Before the train ride, which took all night, all the next day, and then all the following night, we pooled our meager resources and gave our cash to Colm Gage, one of the group, to buy food and drink for the journey. Colm, however, arrived at the train with only apologies and reasons why not. That made for a very interesting trip, with only enough money for a few rolls. Some young men took pity on us in Yugoslavia, and shared some food.

February of that year I bought my Volkswagen, using Dad’s money, for way less than it would have cost in the US. The deal was that Europe was so cheap back then you could buy a new VW, use it for the year, ship it to the US, and sell it used in the US for considerably more than you’d paid for it new in Germany. I was the eighth in the group to do it, all the others having been quicker on the draw, which meant they got to use it all year, not just the last few months. None of us actually sold the cars to make the profit. We kept them. Mine sat at home for my third year at Notre Dame, and then my parents gave it to me for my senior year.

I picked the car up in Munich. Two days later, as I sat waiting for a red light in Innsbruck, somebody backed a car out of a diagonal parking space and dented the side. Insurance worked.

That car took me skiing every day. My friends counted 63 class days in a row that I missed class because I was up skiing, accompanied by different members of the group.

On the big spring break that year, that car took me and three friends through Germany, northern France, England, and Wales; and back.

That car also got me very close to jail for drunk driving. It was at a “green beer” (meaning fresh, just brewed, the first batches of the season) festival up the river from Innsbruck. I drove with friends. And, being young and foolish,

And it was 1968. We sat in the breakfast room together each morning, so we shared the news of Robert Kennedy being shot, and then, a few weeks later. Martin Luther King. We read about riots in the cities. We felt far away, but still, dismayed.

I spent my last two weeks in Europe alone in Paris.

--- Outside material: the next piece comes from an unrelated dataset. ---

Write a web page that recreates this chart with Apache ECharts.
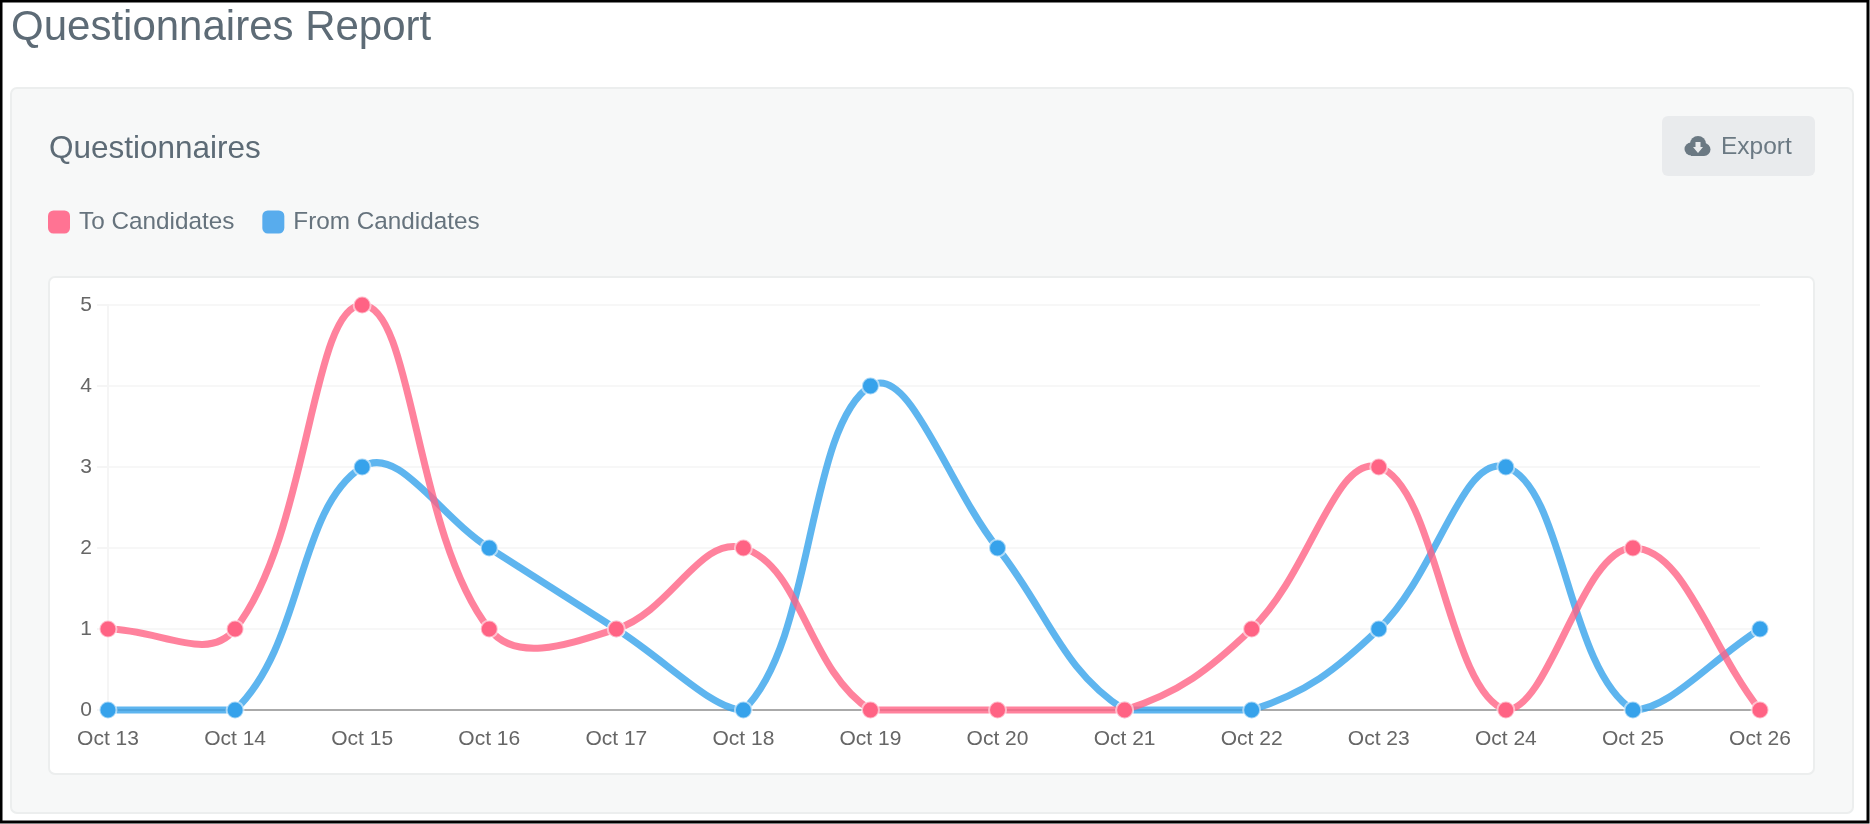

I’d failed to coordinate with friends. So I spent the days walking through a gorgeous summer in Paris; and the nights pretty much alone in a cheap hotel room on the West Bank, listening to windows breaking and tear gas pops and the other sounds of student riots. It wasn’t just Paris; it was also all over the US and major cities in Europe and Asia. I participated in student demonstrations in the US before and after, but in Paris, that time in 1968, I stayed inside, feeling very American. And that, in the days of the Vietnam War and police violence opposing integration, was not a good thing to be, in the left bank in Paris in the summer of 1968.